The parties shall share equally the cost of any unreimbursed health expenses. The provisions of Sec. 46b-84d C.G.S. shall apply.

Article VII — Other Orders

A. Life Insurance

Defendant shall maintain his present life insurance policy in the face amount of $90,000 with plaintiff as irrevocable beneficiary during such time as he shall be required to pay either alimony or support in accordance with the orders of this court.

B. Health Insurance

The defendant shall continue to maintain his present health coverage for the benefit of the plaintiff for the maximum period prescribed by law under the provisions of COBRA at plaintiff's cost and expense.
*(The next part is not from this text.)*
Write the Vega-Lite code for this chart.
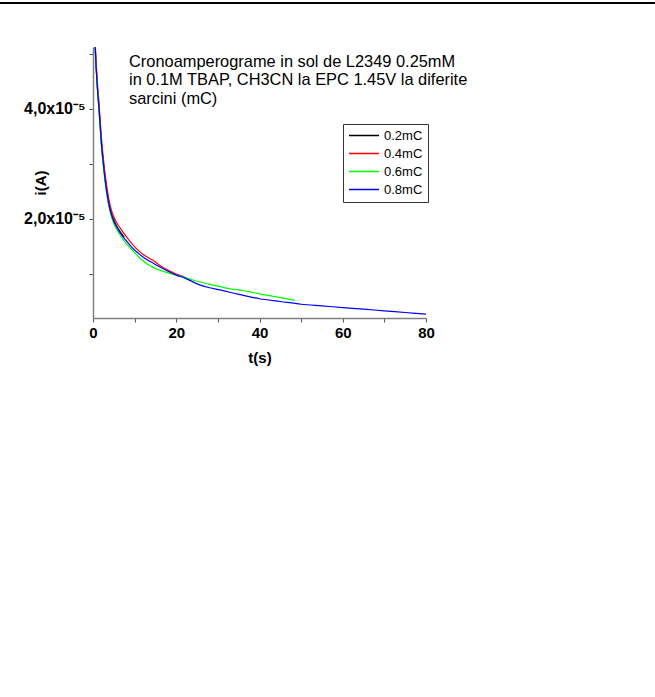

C. Counsel Fees CT Page 2213

The court declines to accept the most generous proposal of defendant on this issue. Instead, it orders that no award of counsel fees be made to either party.

D. Liabilities

Each of the parties shall be solely responsible for all liabilities listed on his or her financial affidavit and shall hold the other party harmless in that regard.

E. Tax Exemptions

The plaintiff shall take sons Timothy and Matthew as exemptions on her federal and state income tax returns and defendant shall take son Adam and daughter Erika for similar purposes. In this regard the court notes that these were the exemptions claimed by both parties on their 1996 federal income tax returns.

F. Alimony

While plaintiff indicates her total net weekly income to be $332, made up of $82 from employment and $250 in support paid her by defendant, there is at least some evidence that plaintiff is receiving other monies which may possibly be considered income and which she has not reported under Article I on her financial affidavit. Under Article 4H of her affidavit she lists several inheritances and at least one where she receives a monthly payment, but it is not clear to the court whether any part of these inheritances should be considered income. Further, plaintiff's exhibit F, her federal income tax return for 1996 indicates in addition to wages of $3,745, an IRA distribution of $4,100 and pension and/or annuity payments in the amount of $3,601. If these are still being received by plaintiff, the court would like to know about it. While pre-marital assets are generally not considered part of the distributable marital estate, there is abundant authority holding that the income from such assets may be so considered.

G. Jurisdiction

The court shall retain jurisdiction of this matter for the purpose of taking further evidence on and making findings concerning alimony and support. CT Page 2214

This court concludes that it is unable to make any sensible orders on either child support or alimony until and after more evidence on the nature and extent of plaintiff's income from her inheritance is disclosed to the court.